Skip to content

Integrate rb-ipynbdiff into Gitlab

Context

&6589 (closed)

Work to do

Integrate rb-ipynbdiff into the rails app, generating diffs for Jupyter Notebooks.

When receiving a patch, we will check if it contains diffs for Jupyter Notebooks. If so, we will request the originals, and use the IpynbDiff.diff to create a new diff, injecting into diff_patches.json. This should be wrapped by a feature flag

Concerns

Considering that we are pulling raw files, and performing another diff during the request, this might be an operation that's too heavy to be done at request time.

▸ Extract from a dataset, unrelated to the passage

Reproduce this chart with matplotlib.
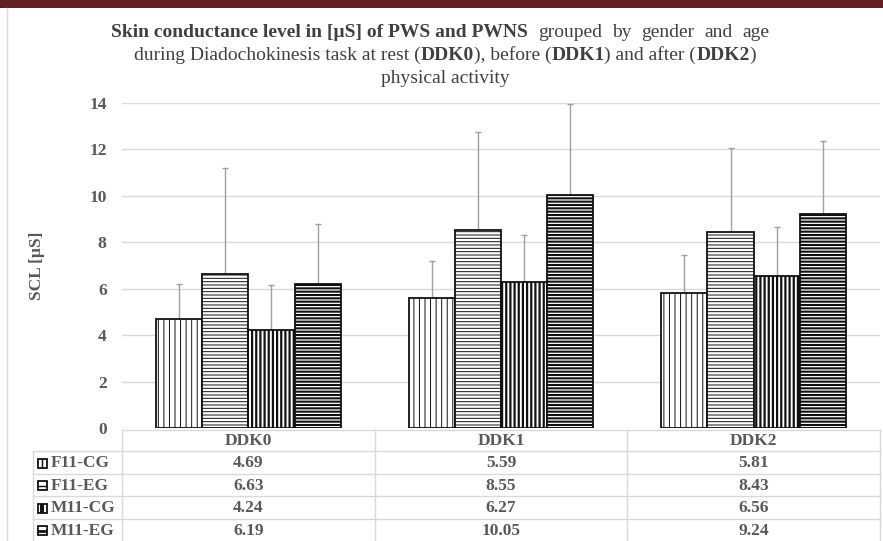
import matplotlib
matplotlib.use('Agg')
import matplotlib.pyplot as plt
import numpy as np
from matplotlib.patches import Rectangle

# ---------------- data ----------------
categories = ['DDK0', 'DDK1', 'DDK2']
series_names = ['F11-CG', 'F11-EG', 'M11-CG', 'M11-EG']
f11_cg = [4.69, 5.59, 5.81]
f11_eg = [6.63, 8.55, 8.43]
m11_cg = [4.24, 6.27, 6.56]
m11_eg = [6.19, 10.05, 9.24]
f11_cg_sd = [1.50, 1.59, 1.63]
f11_eg_sd = [4.59, 4.20, 3.65]
m11_cg_sd = [1.92, 2.04, 2.12]
m11_eg_sd = [2.59, 3.90, 3.12]
yticks = [0, 2, 4, 6, 8, 10, 12, 14]
ylabel = 'SCL [µS]'

values = [f11_cg, f11_eg, m11_cg, m11_eg]
sds = [f11_cg_sd, f11_eg_sd, m11_cg_sd, m11_eg_sd]
hatches = ['|||', '-----', '||||', '-----']
hatch_lw = [0.7, 0.7, 1.6, 1.5]

SERIF = 'Liberation Serif'
GRAY = '#595959'
W, H = 883, 541

fig = plt.figure(figsize=(W / 100, H / 100), dpi=100)
fig.patch.set_facecolor('white')

# main axes (pixel-based placement)
ax_l, ax_r, ax_t, ax_b = 122, 880, 103, 428
ax = fig.add_axes([ax_l / W, 1 - ax_b / H, (ax_r - ax_l) / W, (ax_b - ax_t) / H])
ax.set_xlim(-0.5, 2.5)
ax.set_ylim(0, 14)
ax.set_yticks(yticks)
ax.set_yticklabels([str(t) for t in yticks], fontfamily=SERIF, fontweight='bold',
                   fontsize=12.5, color=GRAY)
ax.tick_params(axis='y', length=0, pad=11)
ax.set_xticks([])
for sp in ax.spines.values():
    sp.set_visible(False)
ax.yaxis.grid(True, color='#d9d9d9', linewidth=1.0)
ax.set_axisbelow(True)

x = np.arange(len(categories))
bw = 0.183
for i, (vals, sd) in enumerate(zip(values, sds)):
    pos = x + (i - 1.5) * bw
    bars = ax.bar(pos, vals, width=bw, color='white', edgecolor='#111111',
                  linewidth=1.3, hatch=hatches[i], zorder=3)
    for b in bars:
        try:
            b.set_hatch_linewidth(hatch_lw[i])
        except Exception:
            pass
    ax.errorbar(pos, vals, yerr=[np.zeros(len(sd)), sd], fmt='none',
                ecolor='#a0a0a0', elinewidth=1.0, capsize=2.5, capthick=1.0, zorder=2)

fig.text(37 / W, 1 - 266 / H, ylabel, rotation=90, ha='center', va='center',
         fontfamily=SERIF, fontweight='bold', fontsize=12.5, color=GRAY)

# overlay in pixel coordinates for decoration, title and table
ov = fig.add_axes([0, 0, 1, 1], zorder=-1)
ov.set_xlim(0, W)
ov.set_ylim(H, 0)
ov.axis('off')

ov.add_patch(Rectangle((0, 0), W, 7.5, facecolor='#622020', edgecolor='none'))
ov.plot([7, 7], [8, H], color='#d9d9d9', lw=1.0)

# ---- title with mixed weights ----
renderer = fig.canvas.get_renderer()
TSIZE = 14
TCOL = '#404040'


def text_w(s, bold):
    t = ov.text(0, 0, s, fontfamily=SERIF, fontsize=TSIZE,
                fontweight='bold' if bold else 'normal')
    w = t.get_window_extent(renderer).width
    t.remove()
    return w


space_w = text_w('a a', False) - text_w('aa', False)


def rich_line(y, segs, cx=445):
    # segs: (text, bold, gap_factor before)
    widths = [text_w(s, b) for s, b, g in segs]
    total = sum(widths) + sum(space_w * g for s, b, g in segs)
    xx = cx - total / 2
    for (s, b, g), w in zip(segs, widths):
        xx += space_w * g
        ov.text(xx, y, s, fontfamily=SERIF, fontsize=TSIZE,
                fontweight='bold' if b else 'normal', color=TCOL,
                ha='left', va='baseline')
        xx += w


line1 = [('Skin conductance level in [µS] of PWS and PWNS', True, 0)]
for k, wd in enumerate('grouped by gender and age'.split()):
    line1.append((wd, False, 2.3 if k == 0 else 2.0))
rich_line(37, line1, cx=440)
rich_line(60, [('during Diadochokinesis task at rest (', False, 0),
               ('DDK0', True, 0), ('), before (', False, 0),
               ('DDK1', True, 0), (') and after (', False, 0),
               ('DDK2', True, 0), (')', False, 0)])
rich_line(83, [('physical activity', False, 0)])

# ---- data table ----
LC = '#d9d9d9'
col_edges = [ax_l + k * (ax_r - ax_l) / 3 for k in range(4)]
row_edges = [429.5, 451, 473.5, 496, 518.5, 541]
tab_left = 33
ov.plot([col_edges[0], col_edges[-1]], [row_edges[0]] * 2, color=LC, lw=1)
for r in row_edges[1:-1]:
    ov.plot([tab_left, col_edges[-1]], [r, r], color=LC, lw=1)
for c in col_edges:
    ov.plot([c, c], [row_edges[0], H], color=LC, lw=1)
ov.plot([tab_left, tab_left], [row_edges[1], H], color=LC, lw=1)

for j, cat in enumerate(categories):
    cx = (col_edges[j] + col_edges[j + 1]) / 2
    ov.text(cx, (row_edges[0] + row_edges[1]) / 2 + 1, cat, ha='center', va='center',
            fontfamily=SERIF, fontweight='bold', fontsize=12.5, color=GRAY)

# legend keys: small boxes with inner strokes
key_lines = [('v', [0.5], 1.0), ('h', [0.5], 1.0), ('v', [0.38, 0.62], 1.4), ('h', [0.5], 2.0)]
for i, name in enumerate(series_names):
    ry = (row_edges[i + 1] + row_edges[i + 2]) / 2 + 1
    kx, ky, ks = 37.5, ry - 4.5, 9
    ov.add_patch(Rectangle((kx, ky), ks, ks, facecolor='white', edgecolor='#111111',
                           linewidth=1.3))
    orient, fr, lw = key_lines[i]
    for f in fr:
        if orient == 'v':
            ov.plot([kx + f * ks] * 2, [ky, ky + ks], color='#111111', lw=lw,
                    solid_capstyle='butt')
        else:
            ov.plot([kx, kx + ks], [ky + f * ks] * 2, color='#111111', lw=lw,
                    solid_capstyle='butt')
    ov.text(51, ry, name, ha='left', va='center', fontfamily=SERIF,
            fontweight='bold', fontsize=12.5, color=GRAY)
    for j in range(len(categories)):
        cx = (col_edges[j] + col_edges[j + 1]) / 2
        ov.text(cx, ry, f'{values[i][j]:.2f}', ha='center', va='center',
                fontfamily=SERIF, fontweight='bold', fontsize=12.5, color=GRAY)

fig.savefig('out.png', dpi=100)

If so, there are some alternatives we can pursue:

  1. Move to a worker

Whenever a commit is made, we fire a worker that a) creates and caches the markdown versions of the document and b) caches the diff. The benefit here is that when opening the notebook on gitlab we can improve performance by rendering the markdown version. It also allow us to extract the embedded images from the notebook into their own files, further improving the diff

  1. Shadow Repos

Not so much as an alternative, but an evolution of the Worker solution, we can create shadow repos for each repo, containing changes to files aimed at performance or usability improvements. Advantages here is that they would likely use less space, and we could benefit from stock git diff rather then relying on the rb-ipynbdiff implementation.

Edited by Eduardo Bonet